The Numbers: Q1 Foundation
Dubai recorded over 45,300 real estate transactions in Q1 2026, with total value exceeding AED 114 billion — a 5.1% increase in volume and 8.6% increase in value year-on-year. April alone produced AED 68.56 billion in transactions, a 20% year-on-year increase. But the character of the market shifted in March when regional tensions escalated.
What Held and What Softened
Villa and townhouse prices continued to outpace apartments, with annual growth of 12–18% versus 5–10% for mid-market apartments. Ultra-prime transactions remained robust — a AED 171 million apartment sale at Aman Residences and a AED 76 million villa at Eden Hills set high-water marks.

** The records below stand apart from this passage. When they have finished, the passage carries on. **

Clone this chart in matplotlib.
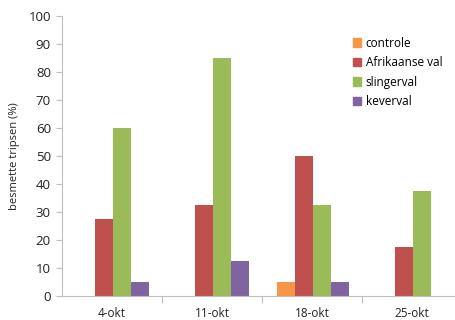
import numpy as np
import matplotlib
matplotlib.use('Agg')
import matplotlib.pyplot as plt
from matplotlib.patches import Patch

dates = ['4-okt', '11-okt', '18-okt', '25-okt']
series = ['controle', 'Afrikaanse val', 'slingerval', 'keverval']
controle = [0, 0, 5, 0]
afrikaanse_val = [27.5, 32.5, 50, 17.5]
slingerval = [60, 85, 32.5, 37.5]
keverval = [5, 12.5, 5, 0]
colors = ['#F79646', '#C0504D', '#9BBB59', '#8064A2']

plt.rcParams['font.family'] = ['Open Sans', 'DejaVu Sans']

fig = plt.figure(figsize=(4.55, 3.2), dpi=100)
ax = fig.add_axes([62 / 455, 1 - 296.3 / 320, 400 / 455, (296.3 - 15.7) / 320])

x = np.arange(len(dates))
w = 0.18
values = [controle, afrikaanse_val, slingerval, keverval]
for i, (vals, c) in enumerate(zip(values, colors)):
    ax.bar(x + (i - 1.5) * w + 0.01, vals, width=w, color=c, linewidth=0)

ax.set_xlim(-0.5, len(dates) - 0.5)
ax.set_ylim(0, 100)
ax.set_yticks(range(0, 101, 10))
ax.set_xticks(x)
ax.set_xticklabels(dates)
ax.set_xticks(np.arange(0.5, len(dates) - 0.5, 1), minor=True)

for s in ['top', 'right']:
    ax.spines[s].set_visible(False)
for s in ['left', 'bottom']:
    ax.spines[s].set_color('#BFBFBF')
    ax.spines[s].set_linewidth(0.8)

ax.tick_params(axis='x', which='major', length=0, pad=8, labelsize=8.5, colors='#222222')
ax.tick_params(axis='x', which='minor', length=5, color='#BFBFBF', width=0.8)
ax.tick_params(axis='y', length=4, color='#BFBFBF', width=0.8, labelsize=9.5,
               labelcolor='#222222', pad=4)
ax.set_ylabel('besmette tripsen (%)', fontsize=8, color='#222222', labelpad=6)

handles = [Patch(color=c, label=s) for c, s in zip(colors, series)]
fig.legend(handles=handles, loc='upper left', bbox_to_anchor=(348 / 455, 1 - 32 / 320),
           frameon=False, fontsize=8.5, handlelength=0.7, handleheight=0.7,
           handletextpad=0.4, labelspacing=0.55, borderaxespad=0)

fig.savefig('out.png', dpi=100)
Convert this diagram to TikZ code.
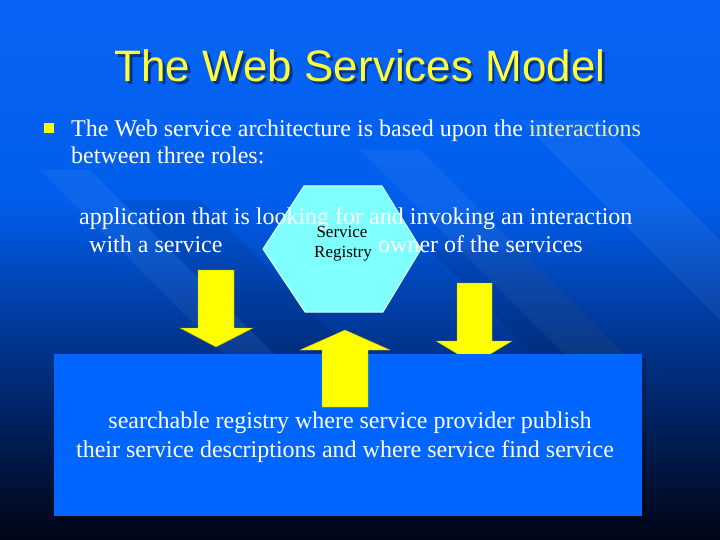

The prime segment showed structural resilience: ownership sits largely in cash, rental yields remain healthy at 7.1% gross, and owners anchor to 2025 reference prices.
The stress appeared in the mid-market and off-plan segments. Over 500 price drops were recorded in a single week, with emerging neighbourhoods showing the deepest pressure. Some off-plan resale listings showed discounts of 10–50%, with sellers posting "urgent sale below original price" before Q4 2026 handover deadlines.
What This Means for Investors
For property holding structures, the Q2 stress test reveals an important structural feature: Dubai's prime property market does not behave like a leveraged Western market during external shocks. Cash-heavy ownership, strong rental yields and population growth create a floor that limits downside even during periods of geopolitical uncertainty.
For investors considering entry, the mid-market softening creates potential opportunity — but requires careful due diligence on developer payment plans, handover timelines and area-specific supply dynamics. The visa reforms removing the AED 750,000 threshold have broadened the buyer base, which should support demand recovery as confidence returns.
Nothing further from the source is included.